A reader writes: “A lot of columns and blogs start out with ‘a reader writes.’ How do I know if a real reader actually wrote?”
OK, so no reader wrote any such thing.
No doubt a lot of people in this business get real emails and letters with questions, but I’m willing to bet a lot of them are made up.
Please understand that I do not say that any specific writer fabricates communications from readers. Absolutely not. I mean only to point out that it often looks like writers put together a story, and then slap a question atop it to — do what? To give the impression of reader interactivity? To make them seem more popular than they really are? I don’t know.
In an article that begins with a 135-word question from a reader, Geoffrey James writes about cold calling in great detail. I have no doubt that Geoffrey got the inquiry from a reader. But the article surely would stand on its own. Why slap a “reader writes” on it?
A column by Jill Schlesinger begins: “A reader writes: ‘My CD is maturing next month. What are my alternatives in this low interest world?’ I field this question at least once a week and all I can think is, ‘Pity the poor saver!’ It’s undeniably true that Jill gets at least 52 such inquiries from readers every year, but why didn’t she just write about the subject? Skeptics might say that the volume of inquiries was included as evidence of a big, active readership. That is clearly false in Jill’s case, but why invite skepticism?
A few years ago in the Los Angeles Times, Michael Hiltzik wrote a perfectly good explanation of how the California state budget had closely tracked inflation and population growth.
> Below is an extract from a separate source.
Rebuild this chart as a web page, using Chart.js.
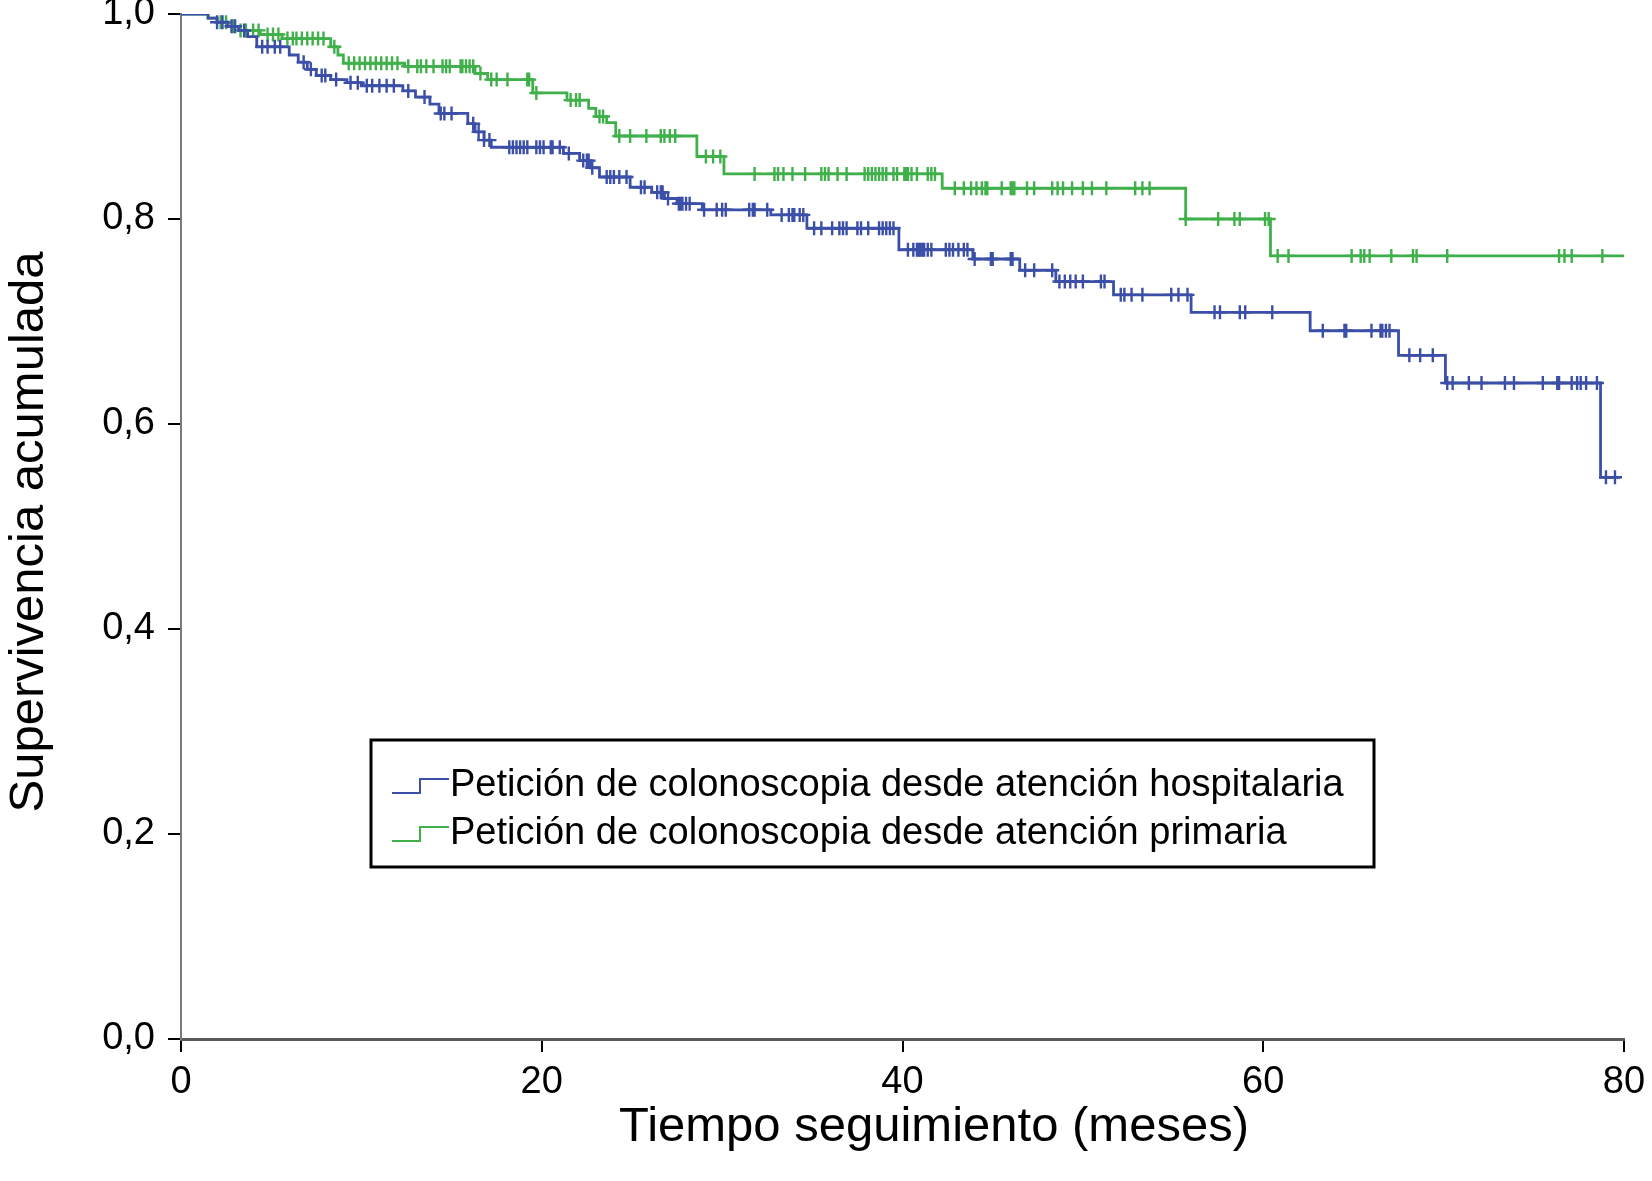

He topped it with a “reader writes,” and also reported in the story that he had received “scores of e-mails” expressing similar sentiment.
Obviously, Michael received the quoted communication and the scores of other e-mails that he mentioned. But, again: Why use this device?
To that, a reader might write: “‘A reader writes’ implies that a writer needs a nudge. Leaving it out might suggest that the writer is one-way, not interested in engaging his readership. He’s doomed both ways.”
To which I would reply, “Making your stories read like Dear Prudence does nothing to buttress your standing in the journalistic world or in the opinion of your readers. Leave out the ‘a reader writes.’”
It is proper for editors to be wary of this approach. If a story starts with “a reader writes,” it’s a good idea to ask to see the letter or e-mail, if only to check to make sure it has been transcribed properly.
Be prepared for objections. I have tried this several times over the years, with extremely limited success. I’ve done better with recasting stories to make readers’ inquiries unnecessary. One might say that leaving them out makes a story more authoritative, or, at least, that’s what I’ve told writers.